2. Jake Gyllenhaal - Nightcrawler
A performance more like Daniel Plainview than anything else I've seen, Jake Gyllenhaal's terrifying, morally-stunted lead is 95% of what makes this film so good. Everything about him, from his fast-paced dialogue to his bugged-out appearance, make this one of the most interesting, complex, and downright creepy characters of the year. The fact he didn't get an Oscar nomination for this movie is absolutely insane.
1. J.K. Simmons - Whiplash
Yes. So much yes. We've all seen the angry, scream-as-loud-as-they-can Oscar-y performances that make everyone super happy because shouting is fun to watch, but the characters rarely have more to them than what you see. These roles are often just loud, angry, and get a lot of attention for being just that. What Simmons has here is a great character with a lot more to him than meets the eye.
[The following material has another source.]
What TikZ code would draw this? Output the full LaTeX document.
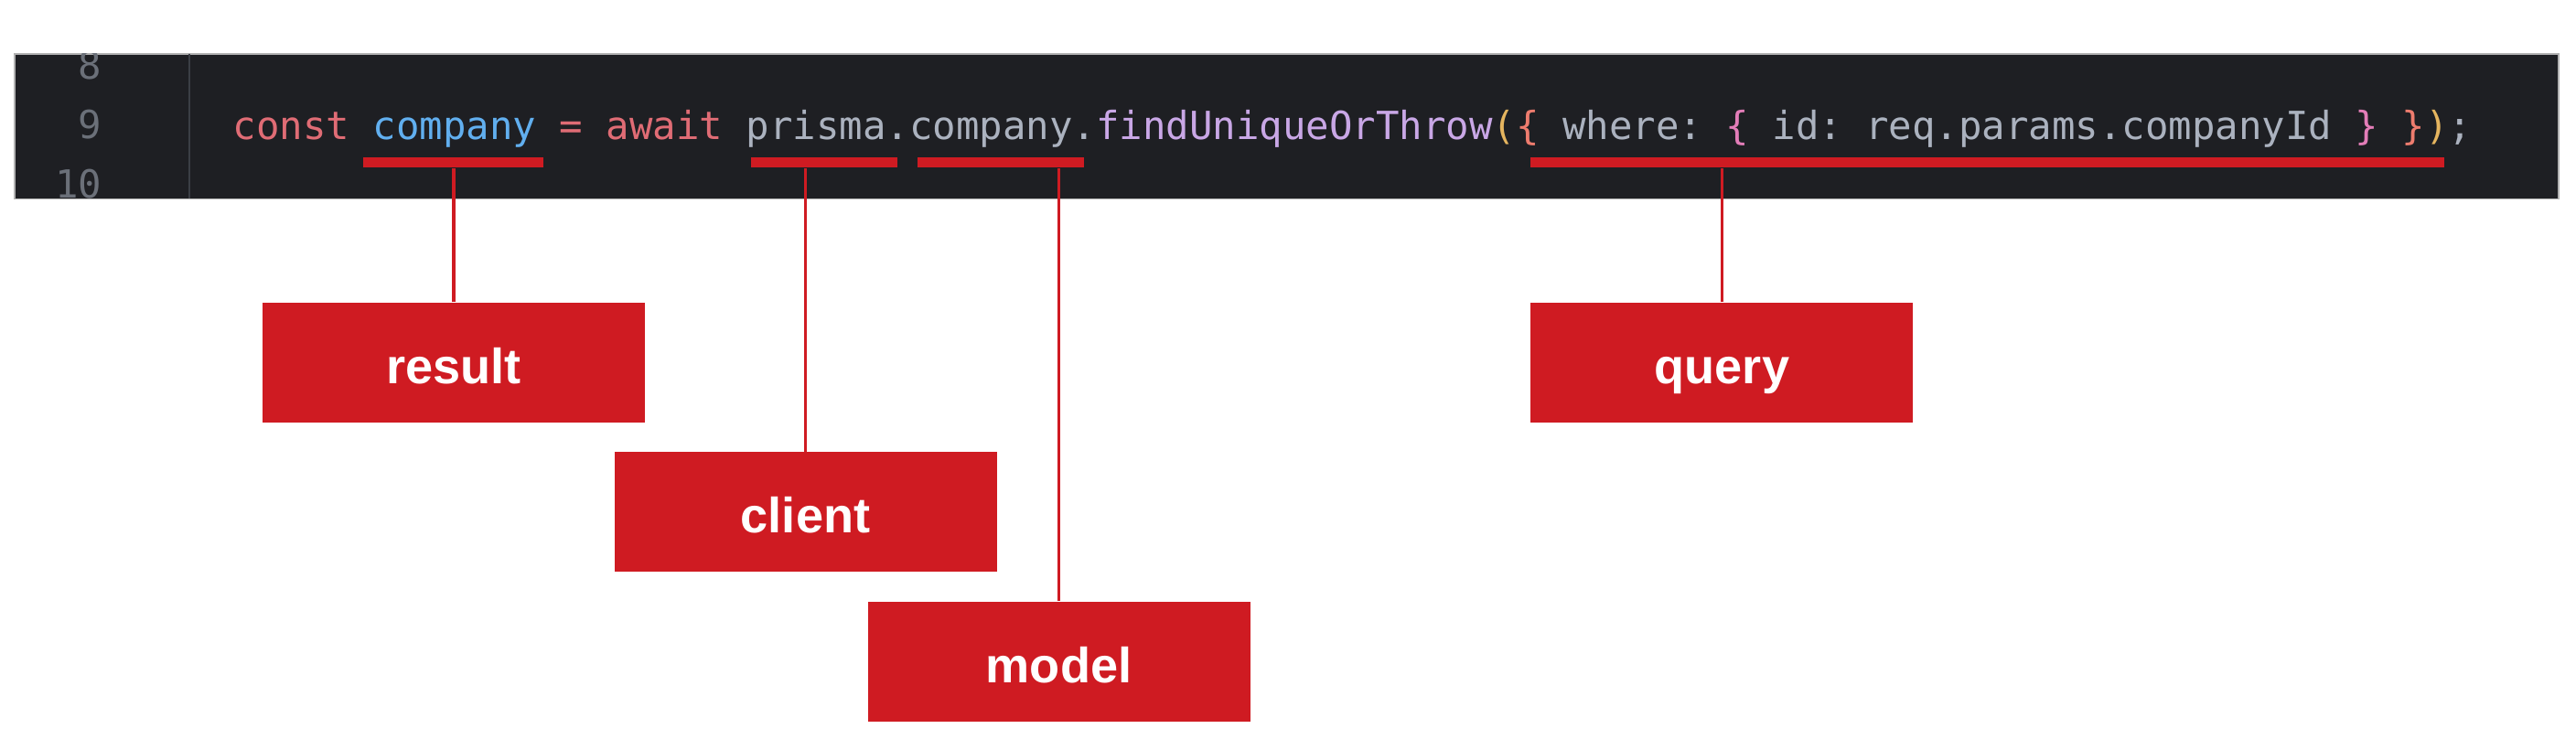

Small glimpses of humanity and a profound emotional core fill in the gaps of a performance largely shown as a man who seems to enjoy being in control and freaking out on everyone all the time. All of it is absolutely heart-stoppingly intense to watch, but in the few brief moments where his more sensitive side show through his brutal persona, he becomes much more than the single-note character some might see him as. And what better actor to play this role than J.K. Simmons? I loved this performance. Every moment he's on screen demands your complete, undivided attention, and the reward is some of the greatest movie insults you've ever heard and a reason for the hair-raising, incredibly intense scenes to be so satisfying to sit through. Miles Teller does a fantastic job in the films lead, but it's Simmons who really steals the show and ultimately gave my favorite performance of 2014.